Pour finir, une remarque sur les résultats de tir obtenus avec ces charges : je tire au Savage Arms 10MLII debout, à une distance de 50 m, sur la même cible (de compétition) pour poudre noire que j’utilise par exemple avec ma carabine fédérale 1851 en 10,4 mm ou mon fusil Vetterli. Je suis un tireur moyen, et mes résultats de tirs étaient rarement inférieurs à 7 (sur 10). Le fusil tire donc avec plus de précision que moi.

Pour résumer, je voudrais affirmer qu’il est tout à fait possible, à ses propres risques et en prenant les précautions requises, d’utiliser de la poudre moderne à base de nitrocellulose, par ex. de la RS36, sur des armes modernes à chargement par la bouche in-line conçues pour des amorces 209A, ce qui n’est sans doute pas très connu.

Outre la possibilité d’adapter facilement la charge aux conditions données, j’apprécie également dans cette pratique le temps de nettoyage nettement plus réduit après le tir. Il n’y a presque pas de résidus, et un nettoyage à l’huile suffit. Je nettoie mes armes à poudre noire successivement à l’eau chaude et au savon, à l’alcool (pour éliminer l’eau), à l’huile pénétrante et à l’huile pour armes – quelle différence !

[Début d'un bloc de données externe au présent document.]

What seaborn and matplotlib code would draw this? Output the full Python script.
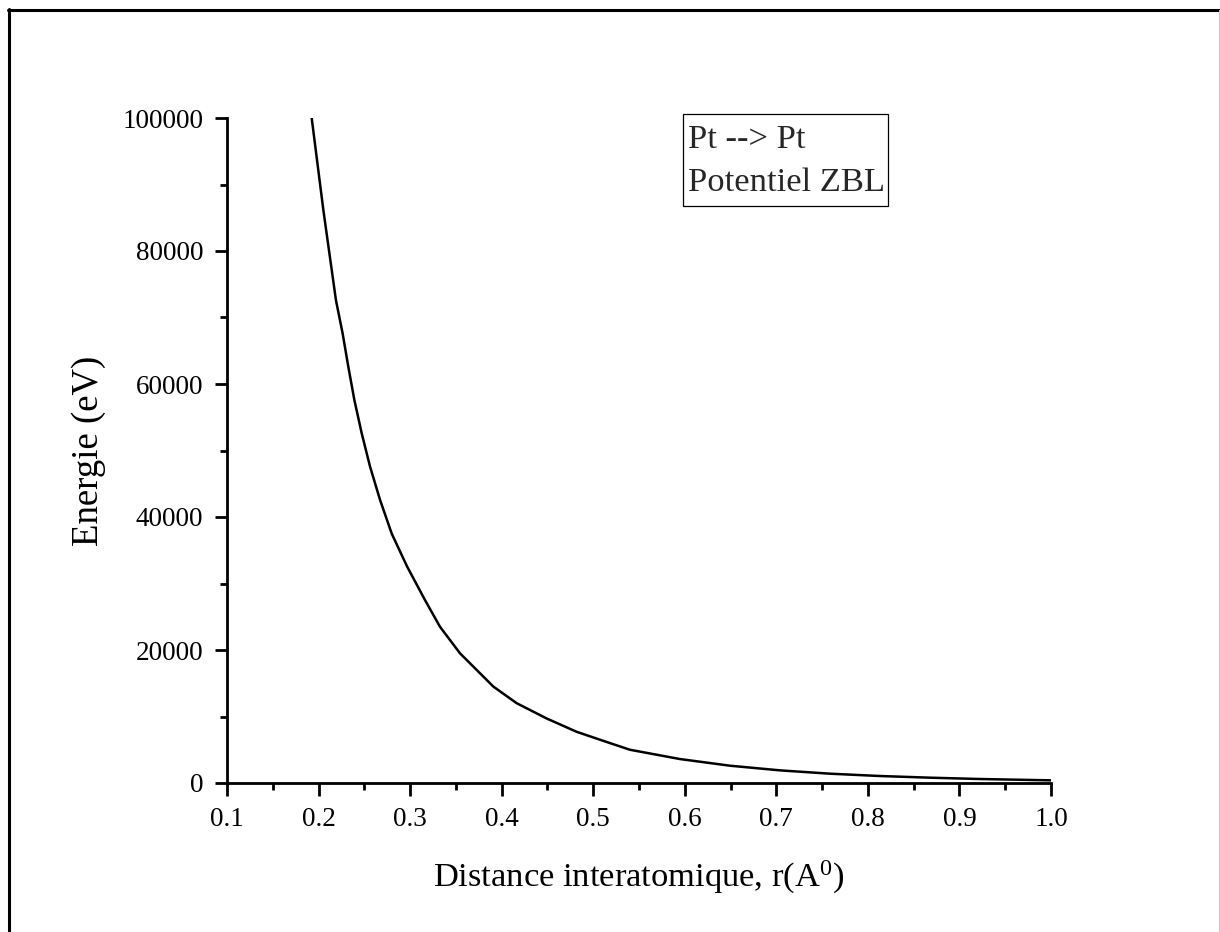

En revanche, je déconseille fortement tout essai avec de la poudre à base de nitrocellulose sur les reproductions d’armes à percussion classique, voire sur les armes à platine à silex ou à mèche. Je rappelle également que les consignes d’utilisation des armes à chargement par la bouche doivent être respectées au même titre que celles des autres armes, et je rejette toute responsabilité.